## Instructions to follow:
Only the lines from the one containing "Write a Python" through the one containing "plt.rcParams['font.family'] = ['Open" should be duplicated, exactly as they appear. Pictures are to be left out.

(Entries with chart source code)
• • •

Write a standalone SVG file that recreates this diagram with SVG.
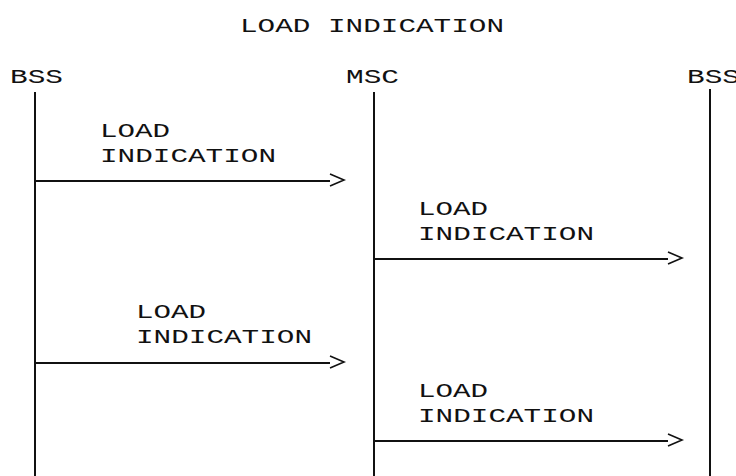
<svg xmlns="http://www.w3.org/2000/svg" width="736" height="476" viewBox="0 0 736 476">
<style>
text{font-family:"Liberation Mono","Courier New",monospace;font-size:21px;fill:#111;}
.life{stroke:#111;stroke-width:2;fill:none;}
.msg{stroke:#111;stroke-width:2;fill:none;}
.head{stroke:#111;stroke-width:1.6;fill:none;}
</style>
<rect width="736" height="476" fill="#fff"/>
<text x="240" y="32" textLength="264" lengthAdjust="spacingAndGlyphs">LOAD INDICATION</text>
<g id="bss1">
<text x="10" y="83" textLength="53" lengthAdjust="spacingAndGlyphs">BSS</text>
<line class="life" x1="35" y1="92" x2="35" y2="476"/>
</g>
<g id="msc">
<text x="346" y="83" textLength="53" lengthAdjust="spacingAndGlyphs">MSC</text>
<line class="life" x1="374" y1="92" x2="374" y2="476"/>
</g>
<g id="bss2">
<text x="687" y="83" textLength="53" lengthAdjust="spacingAndGlyphs">BSS</text>
<line class="life" x1="710" y1="89" x2="710" y2="476"/>
</g>
<g id="connectors">
<g id="m1">
<line class="msg" x1="35" y1="181" x2="330" y2="181"/>
<polyline class="head" points="330,174 344,180 330,186"/>
<text x="100" y="137" textLength="70" lengthAdjust="spacingAndGlyphs">LOAD</text>
<text x="100" y="162" textLength="176" lengthAdjust="spacingAndGlyphs">INDICATION</text>
</g>
<g id="m2">
<line class="msg" x1="374" y1="259" x2="668" y2="259"/>
<polyline class="head" points="668,252 682,258 668,264"/>
<text x="418" y="215" textLength="70" lengthAdjust="spacingAndGlyphs">LOAD</text>
<text x="418" y="240" textLength="176" lengthAdjust="spacingAndGlyphs">INDICATION</text>
</g>
<g id="m3">
<line class="msg" x1="35" y1="363" x2="330" y2="363"/>
<polyline class="head" points="330,356 344,362 330,368"/>
<text x="136" y="318" textLength="70" lengthAdjust="spacingAndGlyphs">LOAD</text>
<text x="136" y="343" textLength="176" lengthAdjust="spacingAndGlyphs">INDICATION</text>
</g>
<g id="m4">
<line class="msg" x1="374" y1="441" x2="668" y2="441"/>
<polyline class="head" points="668,434 682,440 668,446"/>
<text x="418" y="397" textLength="70" lengthAdjust="spacingAndGlyphs">LOAD</text>
<text x="418" y="422" textLength="176" lengthAdjust="spacingAndGlyphs">INDICATION</text>
</g>
</g>
</svg>
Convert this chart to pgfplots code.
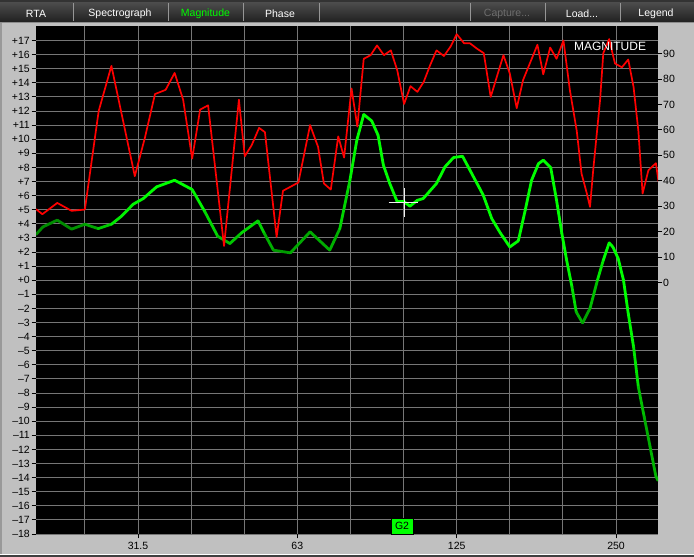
\documentclass[border=0pt]{standalone}
\usepackage{pgfplots}
\pgfplotsset{compat=1.18}
\usepackage{pgfplotstable}
\usepackage{fontspec}
\setmainfont{Liberation Sans}

\definecolor{panel}{RGB}{192,192,192}
\definecolor{gridc}{RGB}{118,118,118}
\definecolor{magred}{RGB}{255,0,0}
\definecolor{capgray}{RGB}{110,110,110}
\definecolor{tabgreen}{RGB}{0,255,0}
\definecolor{sepgray}{RGB}{150,150,150}

% x = third-octave band number (15 = 31.5 Hz, 18 = 63, 21 = 125, 24 = 250)
\pgfplotstableread{
x y
13.08 5.04
13.20 4.68
13.48 5.48
13.75 4.92
14.00 5.01
14.26 12.0
14.50 15.2
14.94 7.38
15.13 10.1
15.32 13.2
15.52 13.5
15.69 14.7
15.85 12.8
16.02 8.63
16.17 12.1
16.32 12.4
16.62 2.43
16.90 12.8
17.01 8.79
17.14 9.57
17.28 10.8
17.39 10.5
17.61 3.07
17.73 6.34
18.02 6.93
18.24 11.0
18.39 9.46
18.50 6.86
18.63 6.43
18.77 10.2
18.88 8.7
19.02 13.6
19.13 10.9
19.25 15.7
19.38 15.96
19.50 16.65
19.63 15.96
19.76 16.3
19.88 14.9
20.01 12.5
20.13 13.76
20.26 13.36
20.38 14.07
20.50 15.25
20.62 16.3
20.76 15.9
20.89 16.6
21.00 17.45
21.14 16.8
21.25 16.8
21.39 16.4
21.51 16.1
21.64 13.0
21.88 15.96
22.00 14.66
22.13 12.2
22.25 14.2
22.38 15.4
22.52 16.7
22.63 14.6
22.76 16.5
22.88 15.7
23.01 17.0
23.13 13.5
23.26 10.6
23.35 7.57
23.45 6.15
23.51 5.2
23.57 7.8
23.70 12.8
23.76 16.1
23.87 17.1
23.98 15.37
24.11 15.1
24.23 15.65
24.33 13.7
24.42 10.6
24.50 6.15
24.61 7.8
24.75 8.3
24.80 7.0
}\redtab

% c = brightness of the trace (0 dark green, 1 bright green)
\pgfplotstableread{
x y c
13.08 3.24 0.2
13.21 3.78 0.2
13.48 4.26 0.2
13.75 3.62 0.2
14.00 3.97 0.3
14.25 3.66 0.45
14.50 3.97 0.8
14.69 4.54 0.9
14.91 5.39 0.9
15.10 5.79 1
15.22 6.19 1
15.35 6.62 1
15.69 7.09 1
16.02 6.43 1
16.26 4.85 0.85
16.50 3.12 0.6
16.73 2.60 0.5
16.95 3.36 0.7
17.26 4.21 0.75
17.38 3.31 0.6
17.55 2.13 0.3
17.87 1.94 0.3
18.24 3.43 0.5
18.61 2.13 0.35
18.80 3.66 0.55
18.99 7.09 0.85
19.12 9.93 1
19.25 11.75 1
19.40 11.3 1
19.52 10.28 1
19.62 8.16 1
19.74 6.86 1
19.88 5.56 1
20.01 5.56 1
20.12 5.25 1
20.26 5.67 1
20.37 5.79 1
20.62 6.86 1
20.78 8.04 1
20.94 8.70 1
21.11 8.79 1
21.25 7.80 1
21.50 6.03 1
21.66 4.37 1
21.82 3.36 1
22.00 2.36 1
22.16 2.79 1
22.29 4.96 1
22.41 7.09 1
22.54 8.27 1
22.63 8.51 1
22.77 7.99 1
22.88 5.67 1
22.98 3.31 1
23.07 1.42 1
23.17 -0.47 0.9
23.25 -2.25 0.6
23.37 -3.03 0.35
23.51 -2.0 0.4
23.65 0.0 0.7
23.76 1.42 0.95
23.87 2.65 1
23.94 2.36 1
24.04 1.54 1
24.14 0.0 1
24.23 -2.36 1
24.33 -4.73 0.9
24.42 -7.57 0.7
24.53 -9.69 0.4
24.64 -11.8 0.45
24.75 -13.9 0.5
24.79 -14.2 0.5
}\greentab

\begin{document}
\begin{tikzpicture}[x=1pt,y=1pt]
% window panel and toolbar
\fill[panel] (0,0) rectangle (694,534);
\fill[black!40] (0,0) rectangle (1.5,534);
\fill[black!75] (0,0) rectangle (694,1.5);
\fill[white] (0,1.5) rectangle (694,3);
\shade[top color={rgb,255:red,82;green,82;blue,82}, bottom color={rgb,255:red,30;green,30;blue,30}] (0,534) rectangle (694,557);
\fill[black!80] (0,555) rectangle (694,557);
\draw[black!45, line width=1pt] (0,534) -- (694,534);
\foreach \sx in {73,168,243,319,470,545,620}
  \draw[sepgray, line width=0.8pt] (\sx,536) -- (\sx,554);
\begin{scope}[every node/.style={font=\fontsize{10.5}{12}\selectfont, inner sep=0pt}]
\node[white] at (36,543.5) {RTA};
\node[white] at (120,543.5) {Spectrograph};
\node[tabgreen] at (205.5,543.5) {Magnitude};
\node[white] at (280,543.5) {Phase};
\node[capgray] at (507,543.5) {Capture...};
\node[white] at (582,543.5) {Load...};
\node[white] at (656,543.5) {Legend};
\end{scope}

\begin{axis}[
  at={(36pt,23pt)}, anchor=south west,
  scale only axis, width=622pt, height=508.3pt,
  xmin=13.08, xmax=24.79, ymin=-18, ymax=18.05,
  axis background/.style={fill=black},
  axis line style={draw=none},
  xtick={15,18,21,24}, xticklabels={31.5,63,125,250},
  minor xtick={14,16,17,19,20,22,23},
  ytick={-18,...,17},
  yticklabels={--18,--17,--16,--15,--14,--13,--12,--11,--10,--9,--8,--7,--6,--5,--4,--3,--2,--1,+0,+1,+2,+3,+4,+5,+6,+7,+8,+9,+10,+11,+12,+13,+14,+15,+16,+17},
  grid=both,
  major grid style={gridc, line width=0.9pt},
  minor grid style={gridc, line width=0.9pt},
  tick align=outside, xtick pos=bottom, ytick pos=left,
  major tick length=4.5pt, minor tick length=0pt,
  major tick style={black, line width=0.9pt},
  tick label style={font=\fontsize{10.5}{12}\selectfont, black},
  yticklabel style={inner xsep=1.5pt},
  xticklabel style={inner ysep=3pt},
  colormap={gmap}{rgb255=(0,110,0) rgb255=(0,255,0)},
  point meta min=0, point meta max=1,
]
\addplot[mesh, point meta=explicit, line width=2.8pt, line cap=round, line join=round]
  table[x=x, y=y, meta=c] {\greentab};
\addplot[magred, line width=1.7pt, line join=round, mark=none]
  table[x=x, y=y] {\redtab};
% cursor
\draw[white!90!gray, line width=1pt] (axis cs:19.72,5.51) -- (axis cs:20.27,5.51);
\draw[white!90!gray, line width=1pt] (axis cs:20.01,6.52) -- (axis cs:20.01,4.47);
\end{axis}

\begin{axis}[
  at={(36pt,23pt)}, anchor=south west,
  scale only axis, width=622pt, height=508.3pt,
  xmin=13.08, xmax=24.79, ymin=-99, ymax=101,
  axis x line=none, axis y line*=right,
  axis line style={draw=none},
  ytick={0,10,...,90},
  yticklabels={0,10,20,30,40,50,60,70,80,90},
  tick align=outside, major tick length=4pt,
  major tick style={black, line width=0.9pt},
  tick label style={font=\fontsize{10.5}{12}\selectfont, black},
  yticklabel style={inner xsep=1pt},
]
\addplot[draw=none, forget plot] coordinates {(20,0)};
\end{axis}

\node[white, font=\fontsize{12}{14}\selectfont] at (610,511) {MAGNITUDE};
\draw[black, fill=tabgreen, line width=0.8pt] (391,23) rectangle (413,39);
\node[black, font=\fontsize{10.5}{12}\selectfont, inner sep=0pt] at (402,31) {G2};

\pgfresetboundingbox
\path (0,0) rectangle (694,557);
\end{tikzpicture}
\end{document}
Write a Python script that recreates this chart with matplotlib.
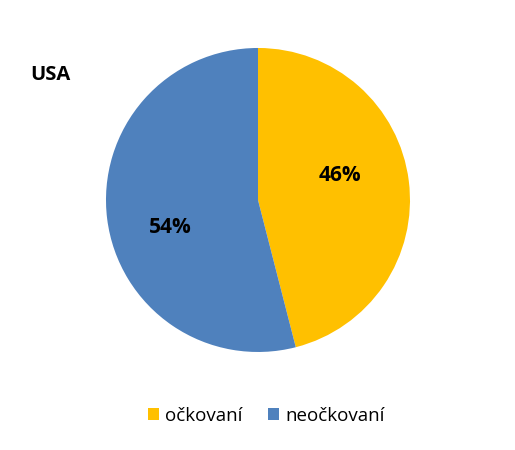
import matplotlib.pyplot as plt
from matplotlib.patches import Patch

plt.rcParams['font.family'] = ['Open Sans', 'DejaVu Sans']

# data
labels = ['očkovaní', 'neočkovaní']
values = [46, 54]
colors = ['#FFC000', '#4F81BD']
title = 'USA'

fig = plt.figure(figsize=(5.15, 4.5), dpi=100)
ax = fig.add_axes([0.2058, 0.2178, 0.5903, 0.6756])

wedges, texts, autotexts = ax.pie(values, colors=colors, startangle=90, counterclock=False,
                                  autopct='%d%%', pctdistance=0.6,
                                  textprops={'fontsize': 15, 'fontweight': 'bold', 'color': 'black'})
# Excel-style label placement
autotexts[0].set_position((0.54, 0.16))
autotexts[1].set_position((-0.58, -0.18))
ax.set_xlim(-1, 1)
ax.set_ylim(-1, 1)
ax.set_aspect('equal')

fig.text(30 / 515, 1 - 75 / 450, title, fontsize=14.5, fontweight='bold', va='center', ha='left')

handles = [Patch(facecolor=c, edgecolor='none') for c in colors]
fig.legend(handles, labels, loc='center', bbox_to_anchor=(266 / 515, 1 - 416 / 450),
           ncol=2, frameon=False, fontsize=13.5, handlelength=0.6, handleheight=0.6,
           handletextpad=0.3, columnspacing=1.4)

fig.savefig('out.png', dpi=100)
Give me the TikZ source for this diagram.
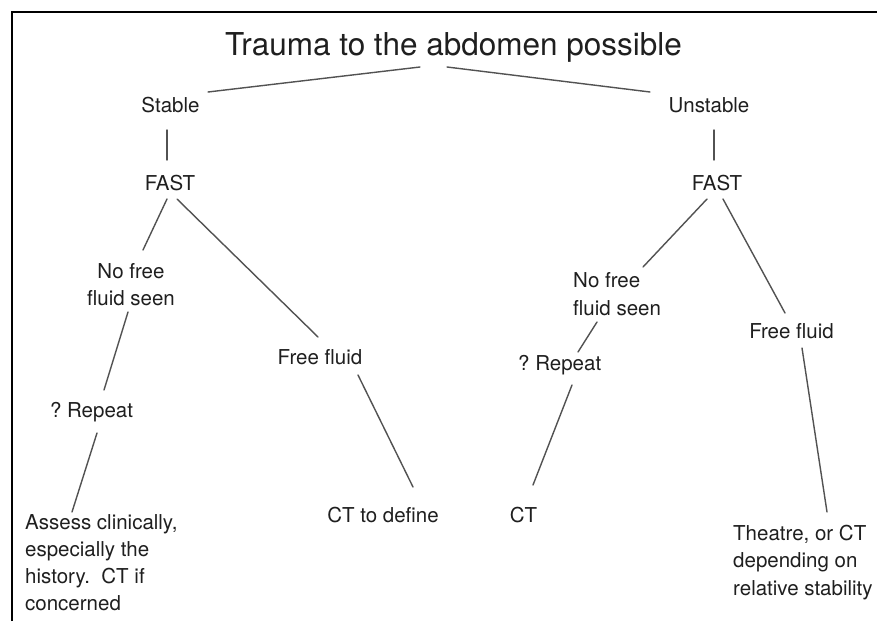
\documentclass[tikz,border=0pt]{standalone}
\usepackage{fontspec}
\setmainfont{TeX Gyre Heros}
\usetikzlibrary{calc}
\frenchspacing
\begin{document}
\begin{tikzpicture}[x=1pt,y=-1pt,
  lbl/.style={inner sep=0pt,text=black!88,font=\fontsize{20.5}{27.5}\selectfont},
  ttl/.style={inner sep=0pt,text=black!88,font=\fontsize{31.5}{36}\selectfont},
  conn/.style={draw=black!68,line width=1.4pt,line cap=round}]
\useasboundingbox (0,0) rectangle (877,621);
\fill[white] (0,0) rectangle (877,621);
\draw[line width=2pt,black] (12,621) -- (12,12) -- (877,12);

\node[ttl,anchor=base] (title) at (453.5,55) {Trauma to the abdomen possible};
\node[lbl,anchor=base] (stable) at (170.5,112) {Stable};
\node[lbl,anchor=base] (unstable) at (709,112) {Unstable};
\node[lbl,anchor=base] (fastL) at (170,190) {FAST};
\node[lbl,anchor=base] (fastR) at (717,190) {FAST};
\node[lbl,anchor=base,align=center] (nffL) at (131,305.5) {No free\\fluid seen};
\node[lbl,anchor=base] (ffL) at (320,364) {Free fluid};
\node[lbl,anchor=base] (repL) at (91.5,417) {? Repeat};
\node[lbl,anchor=base west,align=left,font=\fontsize{20.5}{26.7}\selectfont] (assess) at (25,610) {Assess clinically,\\especially the\\history.\ \ CT if\\concerned};
\node[lbl,anchor=base] (ctdef) at (383,522) {CT to define};
\node[lbl,anchor=base west,align=left] (nffR) at (573,315) {No free\\fluid seen};
\node[lbl,anchor=base] (ffR) at (791.5,338) {Free fluid};
\node[lbl,anchor=base west] (repR) at (518,370) {? Repeat};
\node[lbl,anchor=base] (ctR) at (523.5,522) {CT};
\node[lbl,anchor=base west,align=left] (theatre) at (733,595) {Theatre, or CT\\depending on\\relative stability};

\draw[conn] ($(stable.base)+(37.5,-20)$) -- ($(title.base)+(-33.5,12)$);
\draw[conn] ($(title.base)+(-6.5,12)$) -- ($(unstable.base)+(-59,-20)$);
\draw[conn] ($(stable.base)+(-3.5,18)$) -- ($(fastL.base)+(-3,-30)$);
\draw[conn] ($(unstable.base)+(5,18)$) -- ($(fastR.base)+(-3,-30)$);
\draw[conn] ($(fastL.base)+(-3,9)$) -- ($(nffL.base)+(12,-55.5)$);
\draw[conn] ($(fastL.base)+(7,9)$) -- ($(ffL.base)+(-2,-27)$);
\draw[conn] ($(nffL.base)+(-3,6.5)$) -- ($(repL.base)+(12.5,-27)$);
\draw[conn] ($(repL.base)+(5.5,16)$) -- ($(assess.base west)+(47,-98)$);
\draw[conn] ($(ffL.base)+(38,11)$) -- ($(ctdef.base)+(30,-35)$);
\draw[conn] ($(fastR.base)+(-10,9)$) -- ($(nffR.base west)+(70,-48)$);
\draw[conn] ($(fastR.base)+(6,9)$) -- ($(ffR.base)+(-6.5,-25)$);
\draw[conn] ($(nffR.base west)+(24,7)$) -- ($(repR.base west)+(60,-18)$);
\draw[conn] ($(repR.base west)+(54,15)$) -- ($(ctR.base)+(9.5,-37)$);
\draw[conn] ($(ffR.base)+(10.5,10)$) -- ($(theatre.base west)+(94,-83)$);
\end{tikzpicture}
\end{document}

• • •

## Worked solution:
Write a Python script that recreates this chart with matplotlib.
import matplotlib.pyplot as plt
from matplotlib.patches import Patch

plt.rcParams['font.family'] = ['Open Sans', 'DejaVu Sans']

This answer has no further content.